We explore more about the pension changes and why the government is so keen on undoing ‘the Great Retirement’ in this blog.
Other key points
Some other announcements from the Budget that may affect you and your family include:
- Freeze on fuel duty – 5p a litre – to continue until April 2024.
- Energy price guarantee – £2,500 cap on energy bills – to remain until July 2023.
- Childcare system reform – 30 hours of free childcare a week for under-fives… but not fully in place until September 2025.
When it comes to the state of the UK economy, there were a couple of surprises too. It’s now predicted that the UK will avoid recession in 2023 and will start to see growth next year. And UK inflation is expected to fall to 2.9% by the end of the year – a big drop from its current level of 10.1%. Welcome news for households and businesses across the UK.

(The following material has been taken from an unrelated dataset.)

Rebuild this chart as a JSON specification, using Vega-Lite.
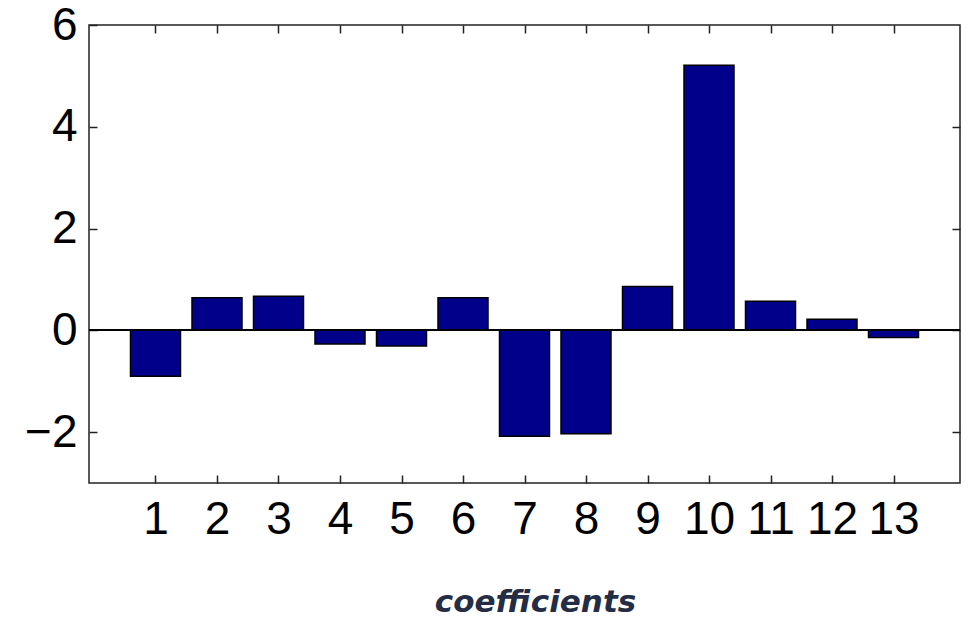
{
  "$schema": "https://vega.github.io/schema/vega-lite/v6.json",
  "autosize": {"type": "none"},
  "padding": {"left": 89, "top": 25, "right": 9, "bottom": 134},
  "width": 871,
  "height": 458,
  "background": "white",
  "config": {
    "view": {"stroke": "#222222", "strokeWidth": 1.5},
    "axis": {"grid": false, "domain": false, "tickColor": "#222222", "tickWidth": 1.5, "tickSize": -8, "labelFont": "Liberation Sans", "labelFontSize": 46, "labelColor": "#000000"}
  },
  "data": {
    "values": [
      {"coef": 1, "value": -0.9},
      {"coef": 2, "value": 0.64},
      {"coef": 3, "value": 0.67},
      {"coef": 4, "value": -0.27},
      {"coef": 5, "value": -0.31},
      {"coef": 6, "value": 0.64},
      {"coef": 7, "value": -2.08},
      {"coef": 8, "value": -2.03},
      {"coef": 9, "value": 0.86},
      {"coef": 10, "value": 5.21},
      {"coef": 11, "value": 0.57},
      {"coef": 12, "value": 0.22},
      {"coef": 13, "value": -0.14}
    ]
  },
  "layer": [
    {
      "mark": {"type": "bar", "width": 50, "color": "#00008B", "stroke": "#000000", "strokeWidth": 1.5},
      "encoding": {
        "x": {"field": "coef", "type": "quantitative", "scale": {"domain": [0, 14], "nice": false},
          "axis": {"orient": "bottom", "values": [1,2,3,4,5,6,7,8,9,10,11,12,13], "labelPadding": 22, "labelFlush": false,
            "title": "coefficients", "titleFont": "DejaVu Sans", "titleFontSize": 31, "titleFontWeight": "bold", "titleFontStyle": "italic", "titleColor": "#252d45",
            "titleX": 446, "titleY": 128, "titleBaseline": "alphabetic", "titleAlign": "center"}},
        "y": {"field": "value", "type": "quantitative", "scale": {"domain": [-3, 6], "nice": false, "zero": false},
          "axis": {"orient": "left", "values": [-2, 0, 2, 4, 6], "labelPadding": 20, "title": null, "labelFlush": false}}
      }
    },
    {
      "mark": {"type": "rule", "color": "#000000", "strokeWidth": 1.5},
      "encoding": {"y": {"datum": 0, "type": "quantitative", "axis": null}}
    },
    {
      "mark": {"type": "point", "opacity": 0},
      "encoding": {
        "x": {"field": "coef", "type": "quantitative",
          "axis": {"orient": "top", "values": [1,2,3,4,5,6,7,8,9,10,11,12,13], "labels": false, "title": null}},
        "y": {"field": "value", "type": "quantitative",
          "axis": {"orient": "right", "values": [-2, 0, 2, 4], "labels": false, "title": null}}
      }
    }
  ],
  "resolve": {"axis": {"x": "independent", "y": "independent"}}
}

Are you ready for the new tax year?
Don’t forget that some measures coming in with the new tax year had already been set in motion last year, which will translate into a higher tax bill for many people. From 6th April:
- Thresholds for income tax and inheritance tax allowances will not adjust with inflation, having been frozen until 2028 last autumn.
- The higher income tax rate threshold reduces from £150,000 to £125,140 (excluding Scotland).
- The dividends tax-free allowance will be halved to £1,000 (then halved again to £500 from April 2024).
- The annual exemption for capital gains tax drops from £12,300 to £6,000 (further reduced to £3,000 from April 2024).
With the tax year ending in just a couple of weeks, time’s running out to make sure you’re making the most of all the available allowances and reliefs for 2022/23, and that everything’s set up for the year ahead.